■ **Written problem**
Retype all of the listing exactly, passing over any picture you find.

■ **Data provided**
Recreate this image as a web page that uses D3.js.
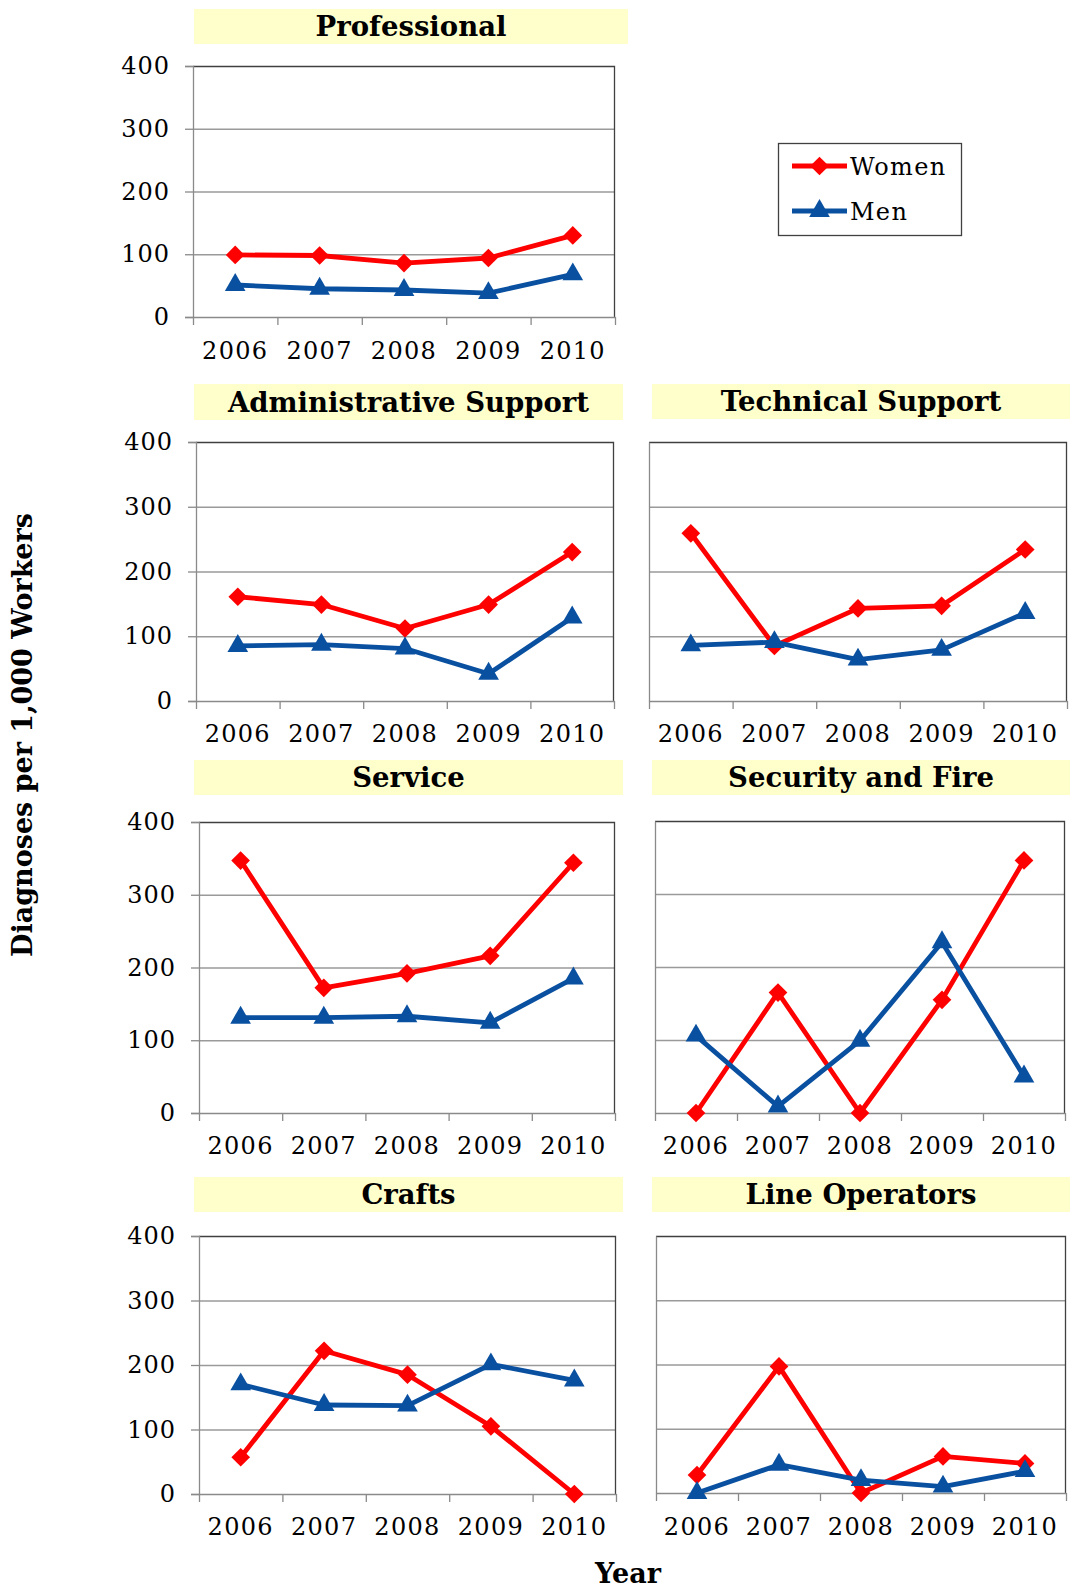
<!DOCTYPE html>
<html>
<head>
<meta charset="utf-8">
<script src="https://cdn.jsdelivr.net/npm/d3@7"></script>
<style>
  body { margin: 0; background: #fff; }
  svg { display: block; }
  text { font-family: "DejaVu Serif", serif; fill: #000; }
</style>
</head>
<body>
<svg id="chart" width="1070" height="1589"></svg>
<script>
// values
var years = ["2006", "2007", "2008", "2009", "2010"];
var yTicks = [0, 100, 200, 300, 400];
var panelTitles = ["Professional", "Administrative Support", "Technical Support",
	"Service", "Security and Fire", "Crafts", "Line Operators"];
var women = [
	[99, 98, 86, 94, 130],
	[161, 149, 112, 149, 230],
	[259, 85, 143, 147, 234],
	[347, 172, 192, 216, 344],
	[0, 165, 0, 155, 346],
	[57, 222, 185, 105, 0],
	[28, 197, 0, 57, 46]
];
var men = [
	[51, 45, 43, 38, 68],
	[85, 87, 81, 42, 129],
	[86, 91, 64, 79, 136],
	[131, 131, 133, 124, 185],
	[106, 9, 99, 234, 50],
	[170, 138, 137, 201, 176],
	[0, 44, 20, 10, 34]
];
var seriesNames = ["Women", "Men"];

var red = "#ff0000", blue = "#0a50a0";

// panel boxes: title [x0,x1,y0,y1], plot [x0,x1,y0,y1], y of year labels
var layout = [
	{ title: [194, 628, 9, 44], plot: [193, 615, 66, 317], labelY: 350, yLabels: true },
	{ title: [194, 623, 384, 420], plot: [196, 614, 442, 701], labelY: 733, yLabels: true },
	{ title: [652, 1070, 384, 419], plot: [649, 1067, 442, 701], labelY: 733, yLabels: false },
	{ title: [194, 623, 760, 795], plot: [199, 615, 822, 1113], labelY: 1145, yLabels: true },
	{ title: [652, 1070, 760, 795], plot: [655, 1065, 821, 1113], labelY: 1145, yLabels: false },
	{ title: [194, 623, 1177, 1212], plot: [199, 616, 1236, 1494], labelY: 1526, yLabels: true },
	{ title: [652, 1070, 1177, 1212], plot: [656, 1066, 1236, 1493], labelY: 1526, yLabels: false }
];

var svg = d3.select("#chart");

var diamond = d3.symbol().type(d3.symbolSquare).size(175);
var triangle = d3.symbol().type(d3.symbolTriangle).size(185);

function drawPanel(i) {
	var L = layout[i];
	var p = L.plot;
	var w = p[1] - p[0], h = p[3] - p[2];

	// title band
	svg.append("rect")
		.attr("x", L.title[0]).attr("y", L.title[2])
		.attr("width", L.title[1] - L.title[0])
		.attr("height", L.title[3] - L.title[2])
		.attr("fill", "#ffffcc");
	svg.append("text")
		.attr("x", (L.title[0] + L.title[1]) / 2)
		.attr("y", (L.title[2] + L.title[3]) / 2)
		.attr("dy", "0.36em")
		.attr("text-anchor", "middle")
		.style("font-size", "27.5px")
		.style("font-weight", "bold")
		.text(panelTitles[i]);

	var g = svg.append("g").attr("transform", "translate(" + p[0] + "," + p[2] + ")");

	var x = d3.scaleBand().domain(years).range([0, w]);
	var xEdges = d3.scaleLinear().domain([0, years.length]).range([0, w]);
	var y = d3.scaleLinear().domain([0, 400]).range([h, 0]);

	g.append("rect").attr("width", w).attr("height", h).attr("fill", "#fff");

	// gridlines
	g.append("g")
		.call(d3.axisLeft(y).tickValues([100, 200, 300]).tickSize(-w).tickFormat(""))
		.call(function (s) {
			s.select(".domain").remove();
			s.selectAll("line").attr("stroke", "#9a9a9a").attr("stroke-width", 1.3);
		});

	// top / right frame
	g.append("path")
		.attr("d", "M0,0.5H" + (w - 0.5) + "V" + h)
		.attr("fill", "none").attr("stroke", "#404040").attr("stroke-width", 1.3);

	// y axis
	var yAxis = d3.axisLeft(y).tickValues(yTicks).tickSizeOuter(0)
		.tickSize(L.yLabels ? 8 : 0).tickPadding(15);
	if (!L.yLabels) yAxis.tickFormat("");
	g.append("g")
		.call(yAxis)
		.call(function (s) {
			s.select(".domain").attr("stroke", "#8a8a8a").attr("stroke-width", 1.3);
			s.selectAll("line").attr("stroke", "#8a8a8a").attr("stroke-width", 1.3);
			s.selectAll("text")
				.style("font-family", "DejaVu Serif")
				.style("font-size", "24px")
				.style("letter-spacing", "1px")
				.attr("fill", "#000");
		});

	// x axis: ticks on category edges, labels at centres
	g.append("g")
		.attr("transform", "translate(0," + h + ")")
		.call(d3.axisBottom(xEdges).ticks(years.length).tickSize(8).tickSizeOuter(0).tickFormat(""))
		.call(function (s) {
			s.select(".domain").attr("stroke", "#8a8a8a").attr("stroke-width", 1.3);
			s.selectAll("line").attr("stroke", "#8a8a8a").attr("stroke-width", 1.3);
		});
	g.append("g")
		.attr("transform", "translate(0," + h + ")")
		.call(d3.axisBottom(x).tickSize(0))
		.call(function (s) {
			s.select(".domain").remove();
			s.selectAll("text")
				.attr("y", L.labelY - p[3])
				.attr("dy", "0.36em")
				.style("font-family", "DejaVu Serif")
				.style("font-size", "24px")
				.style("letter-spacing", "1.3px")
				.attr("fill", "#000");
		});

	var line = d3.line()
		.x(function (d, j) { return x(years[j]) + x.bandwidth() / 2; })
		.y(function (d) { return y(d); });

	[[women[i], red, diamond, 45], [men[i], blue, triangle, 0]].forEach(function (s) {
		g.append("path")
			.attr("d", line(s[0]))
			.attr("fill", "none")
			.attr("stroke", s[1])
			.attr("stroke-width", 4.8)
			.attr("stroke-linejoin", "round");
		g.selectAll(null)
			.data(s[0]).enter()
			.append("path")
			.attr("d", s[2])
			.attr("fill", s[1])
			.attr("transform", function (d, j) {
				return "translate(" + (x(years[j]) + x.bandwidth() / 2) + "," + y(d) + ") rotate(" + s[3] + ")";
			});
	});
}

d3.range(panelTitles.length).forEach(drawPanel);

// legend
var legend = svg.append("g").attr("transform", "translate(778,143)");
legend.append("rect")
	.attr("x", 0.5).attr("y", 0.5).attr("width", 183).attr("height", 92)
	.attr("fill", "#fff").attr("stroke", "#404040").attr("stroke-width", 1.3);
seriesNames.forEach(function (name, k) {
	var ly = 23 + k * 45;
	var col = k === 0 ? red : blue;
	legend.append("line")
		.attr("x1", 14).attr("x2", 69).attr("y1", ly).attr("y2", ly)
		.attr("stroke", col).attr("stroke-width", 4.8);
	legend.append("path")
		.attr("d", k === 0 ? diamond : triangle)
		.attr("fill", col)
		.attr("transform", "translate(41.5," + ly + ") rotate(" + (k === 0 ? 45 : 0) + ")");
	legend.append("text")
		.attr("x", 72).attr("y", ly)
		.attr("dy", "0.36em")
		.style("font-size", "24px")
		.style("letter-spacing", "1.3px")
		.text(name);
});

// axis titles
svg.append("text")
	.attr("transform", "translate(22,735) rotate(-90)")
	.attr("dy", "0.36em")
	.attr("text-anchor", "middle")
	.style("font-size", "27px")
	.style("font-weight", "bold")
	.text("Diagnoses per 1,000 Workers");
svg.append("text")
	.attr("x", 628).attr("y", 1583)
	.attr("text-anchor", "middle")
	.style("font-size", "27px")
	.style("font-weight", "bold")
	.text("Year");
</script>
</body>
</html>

■ **Answer to this task**
Recreate this image as a web page that uses D3.js.
<!DOCTYPE html>
<html>
<head>
<meta charset="utf-8">
<script src="https://cdn.jsdelivr.net/npm/d3@7"></script>
<style>
  body { margin: 0; background: #fff; }
  svg { display: block; }
  text { font-family: "DejaVu Serif", serif; fill: #000; }
</style>
</head>
<body>
<svg id="chart" width="1070" height="1589"></svg>
<script>
// values
var years = ["2006", "2007", "2008", "2009", "2010"];
var yTicks = [0, 100, 200, 300, 400];
var panelTitles = ["Professional", "Administrative Support", "Technical Support",
	"Service", "Security and Fire", "Crafts", "Line Operators"];
var women = [
	[99, 98, 86, 94, 130],
	[161, 149, 112, 149, 230],
	[259, 85, 143, 147, 234],
	[347, 172, 192, 216, 344],
	[0, 165, 0, 155, 346],
	[57, 222, 185, 105, 0],
	[28, 197, 0, 57, 46]
];
var men = [
	[51, 45, 43, 38, 68],
	[85, 87, 81, 42, 129],
	[86, 91, 64, 79, 136],
	[131, 131, 133, 124, 185],
	[106, 9, 99, 234, 50],
	[170, 138, 137, 201, 176],
	[0, 44, 20, 10, 34]
];
var seriesNames = ["Women", "Men"];

var red = "#ff0000", blue = "#0a50a0";

// panel boxes: title [x0,x1,y0,y1], plot [x0,x1,y0,y1], y of year labels
var layout = [
	{ title: [194, 628, 9, 44], plot: [193, 615, 66, 317], labelY: 350, yLabels: true },
	{ title: [194, 623, 384, 420], plot: [196, 614, 442, 701], labelY: 733, yLabels: true },
	{ title: [652, 1070, 384, 419], plot: [649, 1067, 442, 701], labelY: 733, yLabels: false },
	{ title: [194, 623, 760, 795], plot: [199, 615, 822, 1113], labelY: 1145, yLabels: true },
	{ title: [652, 1070, 760, 795], plot: [655, 1065, 821, 1113], labelY: 1145, yLabels: false },
	{ title: [194, 623, 1177, 1212], plot: [199, 616, 1236, 1494], labelY: 1526, yLabels: true },
	{ title: [652, 1070, 1177, 1212], plot: [656, 1066, 1236, 1493], labelY: 1526, yLabels: false }
];

var svg = d3.select("#chart");

var diamond = d3.symbol().type(d3.symbolSquare).size(175);
var triangle = d3.symbol().type(d3.symbolTriangle).size(185);

function drawPanel(i) {
	var L = layout[i];
	var p = L.plot;
	var w = p[1] - p[0], h = p[3] - p[2];

	// title band
	svg.append("rect")
		.attr("x", L.title[0]).attr("y", L.title[2])
		.attr("width", L.title[1] - L.title[0])
		.attr("height", L.title[3] - L.title[2])
		.attr("fill", "#ffffcc");
	svg.append("text")
		.attr("x", (L.title[0] + L.title[1]) / 2)
		.attr("y", (L.title[2] + L.title[3]) / 2)
		.attr("dy", "0.36em")
		.attr("text-anchor", "middle")
		.style("font-size", "27.5px")
		.style("font-weight", "bold")
		.text(panelTitles[i]);

	var g = svg.append("g").attr("transform", "translate(" + p[0] + "," + p[2] + ")");

	var x = d3.scaleBand().domain(years).range([0, w]);
	var xEdges = d3.scaleLinear().domain([0, years.length]).range([0, w]);
	var y = d3.scaleLinear().domain([0, 400]).range([h, 0]);

	g.append("rect").attr("width", w).attr("height", h).attr("fill", "#fff");

	// gridlines
	g.append("g")
		.call(d3.axisLeft(y).tickValues([100, 200, 300]).tickSize(-w).tickFormat(""))
		.call(function (s) {
			s.select(".domain").remove();
			s.selectAll("line").attr("stroke", "#9a9a9a").attr("stroke-width", 1.3);
		});

	// top / right frame
	g.append("path")
		.attr("d", "M0,0.5H" + (w - 0.5) + "V" + h)
		.attr("fill", "none").attr("stroke", "#404040").attr("stroke-width", 1.3);

	// y axis
	var yAxis = d3.axisLeft(y).tickValues(yTicks).tickSizeOuter(0)
		.tickSize(L.yLabels ? 8 : 0).tickPadding(15);
	if (!L.yLabels) yAxis.tickFormat("");
	g.append("g")
		.call(yAxis)
		.call(function (s) {
			s.select(".domain").attr("stroke", "#8a8a8a").attr("stroke-width", 1.3);
			s.selectAll("line").attr("stroke", "#8a8a8a").attr("stroke-width", 1.3);
			s.selectAll("text")
				.style("font-family", "DejaVu Serif")
				.style("font-size", "24px")
				.style("letter-spacing", "1px")
				.attr("fill", "#000");
		});

	// x axis: ticks on category edges, labels at centres
	g.append("g")
		.attr("transform", "translate(0," + h + ")")
		.call(d3.axisBottom(xEdges).ticks(years.length).tickSize(8).tickSizeOuter(0).tickFormat(""))
		.call(function (s) {
			s.select(".domain").attr("stroke", "#8a8a8a").attr("stroke-width", 1.3);
			s.selectAll("line").attr("stroke", "#8a8a8a").attr("stroke-width", 1.3);
		});
	g.append("g")
		.attr("transform", "translate(0," + h + ")")
		.call(d3.axisBottom(x).tickSize(0))
		.call(function (s) {
			s.select(".domain").remove();
			s.selectAll("text")
				.attr("y", L.labelY - p[3])
				.attr("dy", "0.36em")
				.style("font-family", "DejaVu Serif")
				.style("font-size", "24px")
				.style("letter-spacing", "1.3px")
				.attr("fill", "#000");
		});

	var line = d3.line()
		.x(function (d, j) { return x(years[j]) + x.bandwidth() / 2; })
		.y(function (d) { return y(d); });

	[[women[i], red, diamond, 45], [men[i], blue, triangle, 0]].forEach(function (s) {
		g.append("path")
			.attr("d", line(s[0]))
			.attr("fill", "none")
			.attr("stroke", s[1])
			.attr("stroke-width", 4.8)
			.attr("stroke-linejoin", "round");
		g.selectAll(null)
			.data(s[0]).enter()
			.append("path")
			.attr("d", s[2])
			.attr("fill", s[1])
			.attr("transform", function (d, j) {
				return "translate(" + (x(years[j]) + x.bandwidth() / 2) + "," + y(d) + ") rotate(" + s[3] + ")";
			});
	});
}

d3.range(panelTitles.length).forEach(drawPanel);

// legend
var legend = svg.append("g").attr("transform", "translate(778,143)");
legend.append("rect")
	.attr("x", 0.5).attr("y", 0.5).attr("width", 183).attr("height", 92)
	.attr("fill", "#fff").attr("stroke", "#404040").attr("stroke-width", 1.3);
seriesNames.forEach(function (name, k) {
	var ly = 23 + k * 45;
	var col = k === 0 ? red : blue;
	legend.append("line")
		.attr("x1", 14).attr("x2", 69).attr("y1", ly).attr("y2", ly)
		.attr("stroke", col).attr("stroke-width", 4.8);
	legend.append("path")
		.attr("d", k === 0 ? diamond : triangle)
		.attr("fill", col)
		.attr("transform", "translate(41.5," + ly + ") rotate(" + (k === 0 ? 45 : 0) + ")");
	legend.append("text")
		.attr("x", 72).attr("y", ly)
		.attr("dy", "0.36em")
		.style("font-size", "24px")
		.style("letter-spacing", "1.3px")
		.text(name);
});

// axis titles
svg.append("text")
	.attr("transform", "translate(22,735) rotate(-90)")
	.attr("dy", "0.36em")
	.attr("text-anchor", "middle")
	.style("font-size", "27px")
	.style("font-weight", "bold")
	.text("Diagnoses per 1,000 Workers");
svg.append("text")
	.attr("x", 628).attr("y", 1583)
	.attr("text-anchor", "middle")
	.style("font-size", "27px")
	.style("font-weight", "bold")
	.text("Year");
</script>
</body>
</html>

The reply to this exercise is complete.